» **What is required**
Transcribe all of the material exactly, except for its pictures.

» **Data provided**
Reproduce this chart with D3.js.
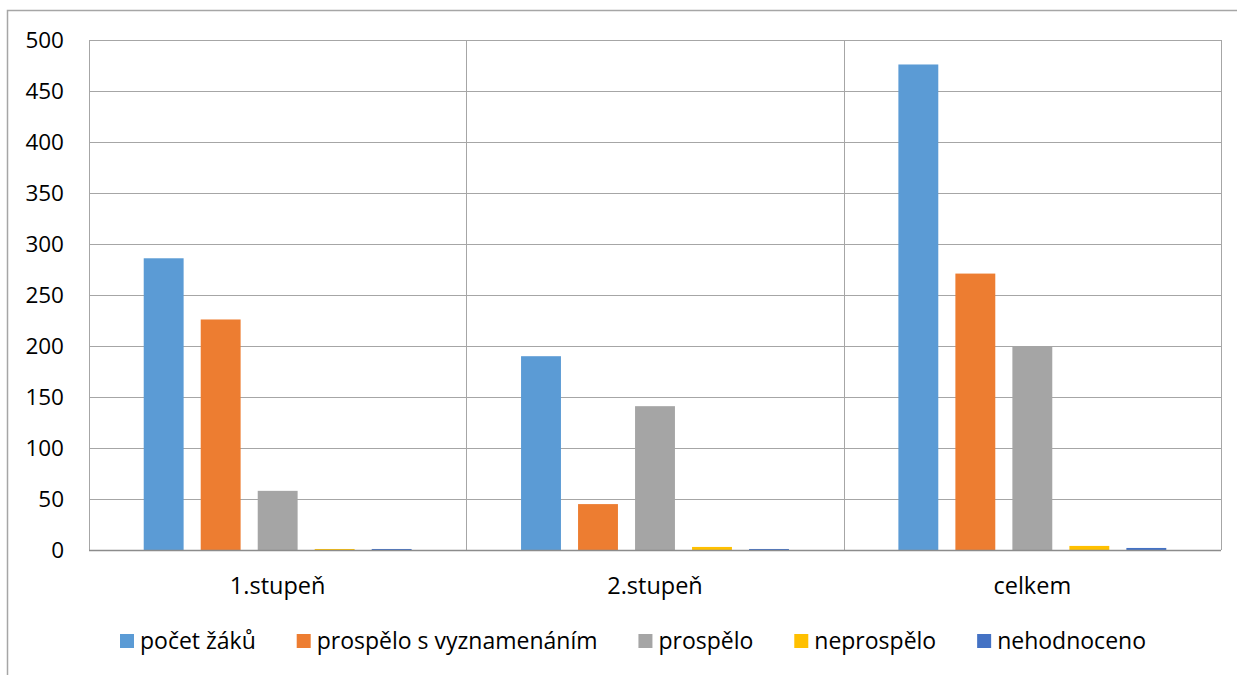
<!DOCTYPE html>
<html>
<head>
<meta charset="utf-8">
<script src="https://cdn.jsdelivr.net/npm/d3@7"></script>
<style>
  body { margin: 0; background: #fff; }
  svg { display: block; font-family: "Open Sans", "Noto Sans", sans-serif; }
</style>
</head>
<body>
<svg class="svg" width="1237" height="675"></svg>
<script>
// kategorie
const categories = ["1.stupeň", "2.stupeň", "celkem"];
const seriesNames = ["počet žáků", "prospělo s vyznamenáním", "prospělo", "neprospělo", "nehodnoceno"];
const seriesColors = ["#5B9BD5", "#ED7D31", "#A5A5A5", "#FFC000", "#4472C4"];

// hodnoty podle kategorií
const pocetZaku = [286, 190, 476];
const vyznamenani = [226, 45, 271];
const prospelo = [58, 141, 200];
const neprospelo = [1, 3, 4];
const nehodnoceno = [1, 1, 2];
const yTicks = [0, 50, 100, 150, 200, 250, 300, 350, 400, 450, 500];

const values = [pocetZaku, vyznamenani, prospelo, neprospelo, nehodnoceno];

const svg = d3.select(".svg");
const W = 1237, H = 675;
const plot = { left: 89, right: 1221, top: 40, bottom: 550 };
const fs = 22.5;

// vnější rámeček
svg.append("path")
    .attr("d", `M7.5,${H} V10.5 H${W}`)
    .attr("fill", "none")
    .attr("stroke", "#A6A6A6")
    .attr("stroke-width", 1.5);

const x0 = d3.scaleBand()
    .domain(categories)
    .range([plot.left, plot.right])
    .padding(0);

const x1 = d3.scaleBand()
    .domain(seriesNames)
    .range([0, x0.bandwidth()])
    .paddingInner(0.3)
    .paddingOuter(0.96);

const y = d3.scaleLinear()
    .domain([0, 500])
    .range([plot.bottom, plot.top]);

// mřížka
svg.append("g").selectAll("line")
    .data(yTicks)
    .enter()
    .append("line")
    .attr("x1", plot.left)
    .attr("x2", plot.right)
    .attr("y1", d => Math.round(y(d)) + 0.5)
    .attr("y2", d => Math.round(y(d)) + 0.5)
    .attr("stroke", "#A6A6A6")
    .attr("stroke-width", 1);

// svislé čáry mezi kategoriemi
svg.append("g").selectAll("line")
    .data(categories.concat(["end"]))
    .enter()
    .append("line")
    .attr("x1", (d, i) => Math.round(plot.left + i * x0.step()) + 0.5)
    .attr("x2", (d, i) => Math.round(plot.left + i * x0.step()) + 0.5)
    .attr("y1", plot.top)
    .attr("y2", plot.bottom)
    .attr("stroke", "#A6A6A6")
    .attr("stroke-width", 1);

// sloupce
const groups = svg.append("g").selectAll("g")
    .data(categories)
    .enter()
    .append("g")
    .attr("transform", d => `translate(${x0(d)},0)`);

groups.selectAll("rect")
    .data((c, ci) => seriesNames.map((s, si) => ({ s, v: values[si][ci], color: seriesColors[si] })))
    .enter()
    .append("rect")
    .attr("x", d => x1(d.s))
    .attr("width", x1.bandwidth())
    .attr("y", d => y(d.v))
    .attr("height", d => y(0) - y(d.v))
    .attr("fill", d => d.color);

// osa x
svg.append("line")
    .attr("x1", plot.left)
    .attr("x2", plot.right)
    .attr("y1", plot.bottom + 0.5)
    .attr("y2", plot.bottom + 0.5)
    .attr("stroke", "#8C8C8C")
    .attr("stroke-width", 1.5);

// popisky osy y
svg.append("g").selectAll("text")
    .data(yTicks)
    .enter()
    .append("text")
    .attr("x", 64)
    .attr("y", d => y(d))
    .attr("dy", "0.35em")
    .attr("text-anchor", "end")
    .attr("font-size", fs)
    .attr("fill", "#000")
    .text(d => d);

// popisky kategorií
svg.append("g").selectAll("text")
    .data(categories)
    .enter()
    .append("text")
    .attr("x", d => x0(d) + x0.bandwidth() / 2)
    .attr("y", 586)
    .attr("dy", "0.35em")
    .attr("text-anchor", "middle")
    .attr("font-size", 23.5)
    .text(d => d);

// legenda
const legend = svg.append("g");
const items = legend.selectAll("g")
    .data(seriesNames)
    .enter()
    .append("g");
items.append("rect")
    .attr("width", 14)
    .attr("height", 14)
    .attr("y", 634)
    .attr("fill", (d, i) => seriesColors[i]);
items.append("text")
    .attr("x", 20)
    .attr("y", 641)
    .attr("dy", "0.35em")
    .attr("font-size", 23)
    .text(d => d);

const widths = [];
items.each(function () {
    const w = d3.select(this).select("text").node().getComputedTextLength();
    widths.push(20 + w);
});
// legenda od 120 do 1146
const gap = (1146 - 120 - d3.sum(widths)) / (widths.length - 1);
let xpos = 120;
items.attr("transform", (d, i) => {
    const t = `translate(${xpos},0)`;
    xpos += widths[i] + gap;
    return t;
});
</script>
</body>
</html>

» **Problem solution**
Reproduce this chart with D3.js.
<!DOCTYPE html>
<html>
<head>
<meta charset="utf-8">
<script src="https://cdn.jsdelivr.net/npm/d3@7"></script>
<style>
  body { margin: 0; background: #fff; }
  svg { display: block; font-family: "Open Sans", "Noto Sans", sans-serif; }
</style>
</head>
<body>
<svg class="svg" width="1237" height="675"></svg>
<script>
// kategorie
const categories = ["1.stupeň", "2.stupeň", "celkem"];
const seriesNames = ["počet žáků", "prospělo s vyznamenáním", "prospělo", "neprospělo", "nehodnoceno"];
const seriesColors = ["#5B9BD5", "#ED7D31", "#A5A5A5", "#FFC000", "#4472C4"];

// hodnoty podle kategorií
const pocetZaku = [286, 190, 476];
const vyznamenani = [226, 45, 271];
const prospelo = [58, 141, 200];
const neprospelo = [1, 3, 4];
const nehodnoceno = [1, 1, 2];
const yTicks = [0, 50, 100, 150, 200, 250, 300, 350, 400, 450, 500];

const values = [pocetZaku, vyznamenani, prospelo, neprospelo, nehodnoceno];

const svg = d3.select(".svg");
const W = 1237, H = 675;
const plot = { left: 89, right: 1221, top: 40, bottom: 550 };
const fs = 22.5;

// vnější rámeček
svg.append("path")
    .attr("d", `M7.5,${H} V10.5 H${W}`)
    .attr("fill", "none")
    .attr("stroke", "#A6A6A6")
    .attr("stroke-width", 1.5);

const x0 = d3.scaleBand()
    .domain(categories)
    .range([plot.left, plot.right])
    .padding(0);

const x1 = d3.scaleBand()
    .domain(seriesNames)
    .range([0, x0.bandwidth()])
    .paddingInner(0.3)
    .paddingOuter(0.96);

const y = d3.scaleLinear()
    .domain([0, 500])
    .range([plot.bottom, plot.top]);

// mřížka
svg.append("g").selectAll("line")
    .data(yTicks)
    .enter()
    .append("line")
    .attr("x1", plot.left)
    .attr("x2", plot.right)
    .attr("y1", d => Math.round(y(d)) + 0.5)
    .attr("y2", d => Math.round(y(d)) + 0.5)
    .attr("stroke", "#A6A6A6")
    .attr("stroke-width", 1);

// svislé čáry mezi kategoriemi
svg.append("g").selectAll("line")
    .data(categories.concat(["end"]))
    .enter()
    .append("line")
    .attr("x1", (d, i) => Math.round(plot.left + i * x0.step()) + 0.5)
    .attr("x2", (d, i) => Math.round(plot.left + i * x0.step()) + 0.5)
    .attr("y1", plot.top)
    .attr("y2", plot.bottom)
    .attr("stroke", "#A6A6A6")
    .attr("stroke-width", 1);

// sloupce
const groups = svg.append("g").selectAll("g")
    .data(categories)
    .enter()
    .append("g")
    .attr("transform", d => `translate(${x0(d)},0)`);

groups.selectAll("rect")
    .data((c, ci) => seriesNames.map((s, si) => ({ s, v: values[si][ci], color: seriesColors[si] })))
    .enter()
    .append("rect")
    .attr("x", d => x1(d.s))
    .attr("width", x1.bandwidth())
    .attr("y", d => y(d.v))
    .attr("height", d => y(0) - y(d.v))
    .attr("fill", d => d.color);

// osa x
svg.append("line")
    .attr("x1", plot.left)
    .attr("x2", plot.right)
    .attr("y1", plot.bottom + 0.5)
    .attr("y2", plot.bottom + 0.5)
    .attr("stroke", "#8C8C8C")
    .attr("stroke-width", 1.5);

// popisky osy y
svg.append("g").selectAll("text")
    .data(yTicks)
    .enter()
    .append("text")
    .attr("x", 64)
    .attr("y", d => y(d))
    .attr("dy", "0.35em")
    .attr("text-anchor", "end")
    .attr("font-size", fs)
    .attr("fill", "#000")
    .text(d => d);

// popisky kategorií
svg.append("g").selectAll("text")
    .data(categories)
    .enter()
    .append("text")
    .attr("x", d => x0(d) + x0.bandwidth() / 2)
    .attr("y", 586)
    .attr("dy", "0.35em")
    .attr("text-anchor", "middle")
    .attr("font-size", 23.5)
    .text(d => d);

// legenda
const legend = svg.append("g");
const items = legend.selectAll("g")
    .data(seriesNames)
    .enter()
    .append("g");
items.append("rect")
    .attr("width", 14)
    .attr("height", 14)
    .attr("y", 634)
    .attr("fill", (d, i) => seriesColors[i]);
items.append("text")
    .attr("x", 20)
    .attr("y", 641)
    .attr("dy", "0.35em")
    .attr("font-size", 23)
    .text(d => d);

const widths = [];
items.each(function () {
    const w = d3.select(this).select("text").node().getComputedTextLength();
    widths.push(20 + w);
});
// legenda od 120 do 1146
const gap = (1146 - 120 - d3.sum(widths)) / (widths.length - 1);
let xpos = 120;
items.attr("transform", (d, i) => {
    const t = `translate(${xpos},0)`;
    xpos += widths[i] + gap;
    return t;
});
</script>
</body>
</html>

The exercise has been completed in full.